Por: Raúl Valencia Ruiz (@v4l3nc14)
Fotos: Arturo Guzmán Siordia
30 de diciembre de 2015
I
En sus condiciones actuales habitar Guadalajara –sí, Guadalajara a secas, no me acabo de creer lo de la zona metropolitana-, se ha vuelto un asunto arriesgado. En cualquier lugar, a cualquier hora, automovilistas de todo tipo: motociclistas, ciclistas y peatones, sostienen una interminable, tortuosa y difícil relación que muchas veces termina en tragedia.
Hablo desde la experiencia como automovilista; por razones que no vienen al caso narrar, buena parte de mi deambular por la ciudad ocurre a bordo de mi automóvil. No daré ninguna justificación al respecto, no empleo los medios alternativos y punto. No por necio, sólo así es. Lo sé, no estoy atorado en el tráfico, ¡yo soy el tráfico!.
II
Tómese en cuenta como corolario que la capital jalisciense es la ciudad más motorizada del país, con 2.4 habitantes por vehículo y contando. De ahí que las casi perpetuas obras de ampliación, reparación, mantenimiento, etcétera, en las calles y avenidas sean insuficientes.
Habitamos y circulamos en un espacio que en los últimos años no sólo ha venido a tornarse hostil en cuanto a infraestructura, sino que nosotros mismos nos hemos vuelto hostiles hacia los demás, detrás del volante.
Todo esto genera un costo. En cuanto a lo económico, sólo me limitaré a decir que la mayoría de esos vehículos que engrosan la estadística del INEGI sobre automotores en Guadalajara, requieren un mantenimiento constante que muchas veces va en detrimento de otras responsabilidades que pueden ser desde el gasto familiar, hasta el pago de referendos vehiculares o de los seguros.
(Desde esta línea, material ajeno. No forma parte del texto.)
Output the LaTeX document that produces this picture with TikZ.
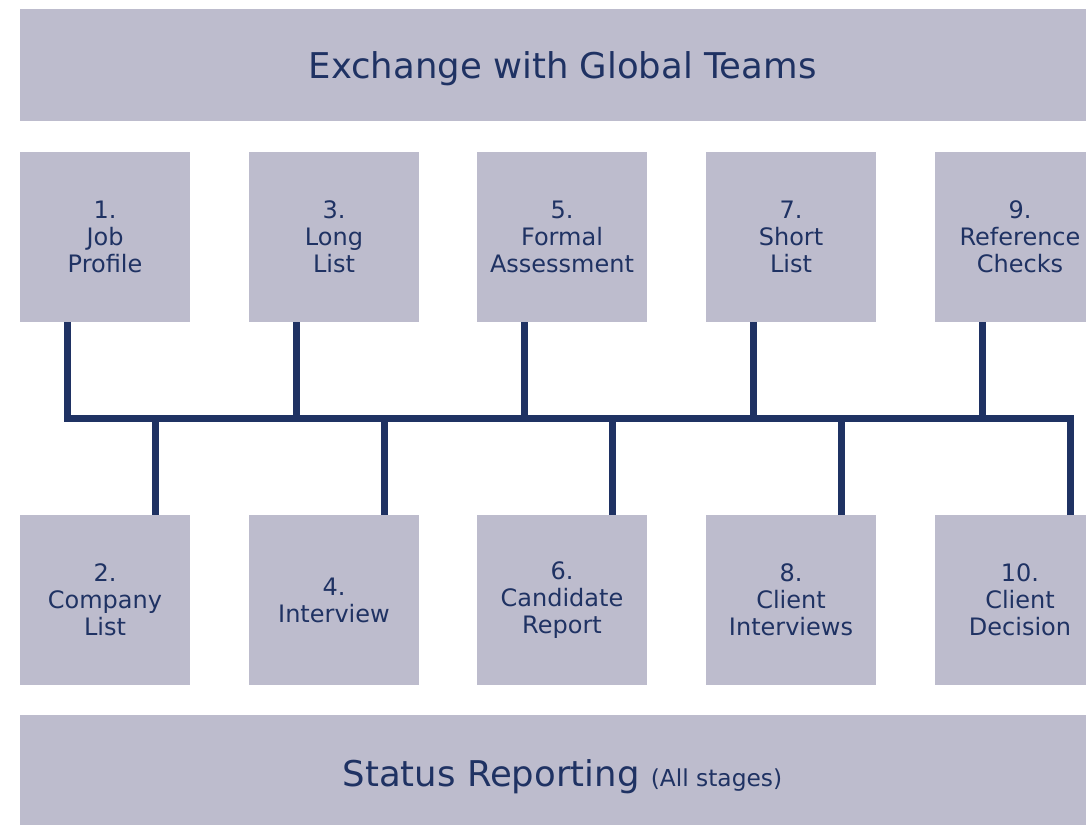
\documentclass[tikz,border=0pt]{standalone}
\usepackage{fontspec}
\setmainfont{DejaVu Sans}
\definecolor{boxfill}{HTML}{BDBCCD}
\definecolor{navy}{HTML}{1F3263}
\tikzset{
  stage/.style={fill=boxfill, text=navy, minimum width=127.5pt, minimum height=127.5pt,
    inner sep=0pt, align=center, font=\fontsize{18}{20.25}\selectfont},
  banner/.style={fill=boxfill, text=navy, minimum width=813.75pt, inner sep=0pt,
    text depth=0pt, font=\fontsize{26.6}{30}\selectfont},
  bus/.style={draw=navy, line width=5.25pt}
}
\begin{document}
\begin{tikzpicture}[x=0.75pt,y=0.75pt,yscale=-1,xscale=1]
\useasboundingbox (0,0) rectangle (1086,825);
\clip (0,0) rectangle (1086,825);
% banners
\node[banner, minimum height=84pt] (teams) at (562.5,65) {Exchange with Global Teams};
\node[banner, minimum height=87pt] (status) at (562.5,773)
  {Status Reporting {\fontsize{17.5}{20}\selectfont (All stages)}};
% stages, upper row
\node[stage] (s1) at (105,237) {1.\\Job\\Profile};
\node[stage] (s3) at (334,237) {3.\\Long\\List};
\node[stage] (s5) at (562,237) {5.\\Formal\\Assessment};
\node[stage] (s7) at (791,237) {7.\\Short\\List};
\node[stage] (s9) at (1020,237) {9.\\Reference\\Checks};
% stages, lower row
\node[stage] (s2) at (105,600) {2.\\Company\\List};
\node[stage] (s4) at (334,600) {4.\\Interview};
\node[stage] (s6) at (562,600) {6.\\Candidate\\Report};
\node[stage] (s8) at (791,600) {8.\\Client\\Interviews};
\node[stage] (s10) at (1020,600) {10.\\Client\\Decision};
% connectors
\coordinate (bus) at (0,418);
\foreach \i in {1,3,5,7,9}
  \coordinate (t\i) at ([xshift=-28.5pt]s\i.south);
\foreach \i in {2,4,6,8,10}
  \coordinate (b\i) at ([xshift=37.5pt]s\i.north);
\draw[bus] (t1) -- (t1 |- bus) -- (b10 |- bus) -- (b10);
\foreach \i in {3,5,7,9}
  \draw[bus] (t\i) -- (t\i |- bus);
\foreach \i in {2,4,6,8}
  \draw[bus] (b\i) -- (b\i |- bus);
\end{tikzpicture}
\end{document}
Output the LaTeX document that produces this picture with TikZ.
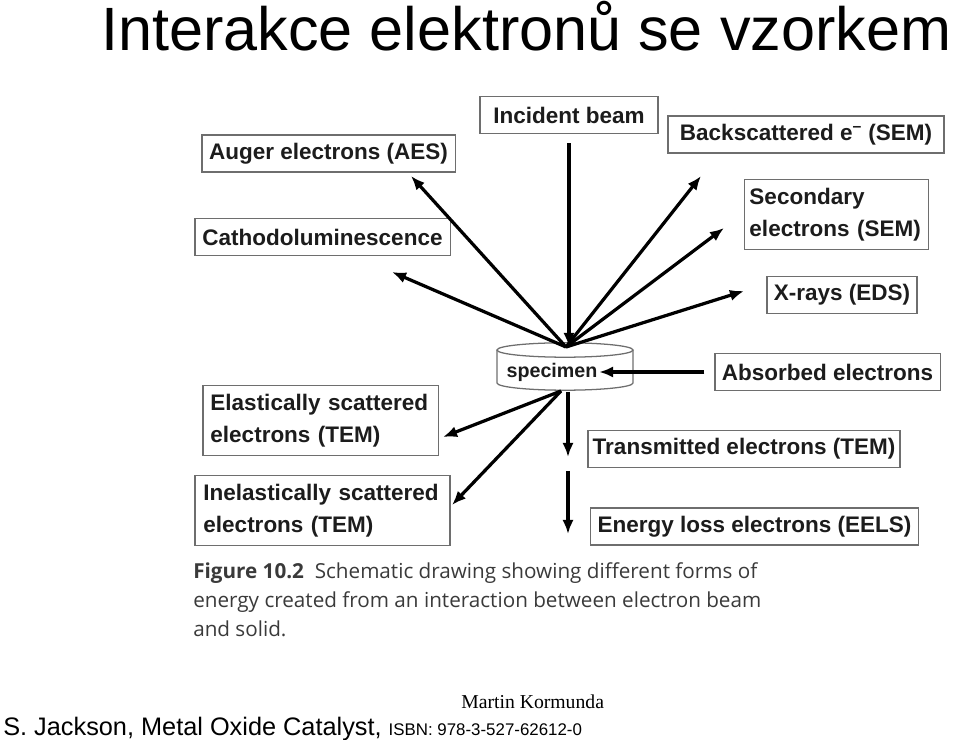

No somos ricos, pero la mayoría de los poseedores de automóviles en Guadalajara destinamos buena parte de nuestros ingresos a lo autos. Gastamos en ellos como si el dinero no fuera problema. Amén del gasto público para que las calles sean transitables. Objetivo que, a mi entender, ha fracaso miserablemente.
El costo emocional para los automovilistas también es muy alto. Buena parte de ellos experimentan una tensión constante, que más pareciera ser una psicosis. De ahí que, en medio del tráfico, la conciencia más tranquila o la persona más serena, pueda llegar a convertirse en un auténtico cafre. No pensaba José Cruz (Ciudad de México, 1955) en Guadalajara cuando escribió y musicalizó «Un medio día triste», pero hago mías sus palabras cuando dice que: «la ciudad se ha vuelto una novia amarga».
III
Pienso todo esto luego de varios minutos completamente detenido en el «arroyo» vehicular. El motor en marcha y rodeado de otros vehículos sin orden alguno. Yo mismo comienzo a impacientarme. Para evitar ser presa de la ira y asirme del claxon, como lo han hecho otros, me imagino que la escena es otra.
Automóviles particulares, autobuses de pasajeros, camiones da carga, grúas y otros, en esta como coreografía por momentos torpe y ruidosa, recuerdan las escenas descritas por los historiadores, como Geoffrey Jukes, sobre la Batalla de Kursk. Aquellas en las que el Ejército Nazi y el Ejército Rojo desplegaron en conjunto más de tres millones de soldados y siete mil tanques.
Todos nosotros en el tráfico somos como los tanques Panzer alemanes o los T-34 soviéticos. Nos envestimos, carecemos de artillería pero se emplean los claxon como si lo fuera. «Disparamos» contra el que está adelante, contra el que nos cierra el paso, contra el que no se atreve a envestir al que está delante o al lado suyo. Maniobramos, buscamos los huecos y clavamos la delantera del auto en ellos, a la espera de que otros se muevan y salir así de la batalla. Aquello, y esto, debe ser un infierno.
Al final, esta batalla de cláxones no termina; vuelve cada día a ser representada en algún lugar a cualquier hora de la ciudad.
IV
Hay quienes aseguran que todo esto es un caos, en cuanto a mí, lo dudo. Después de todo, el caos tiene la virtud de ser creador, de vitalizarse así mismo como lo hace el arte. Toda esta situación en medio del tráfico, cuando mucho, sólo se trata de un pinche desmadre.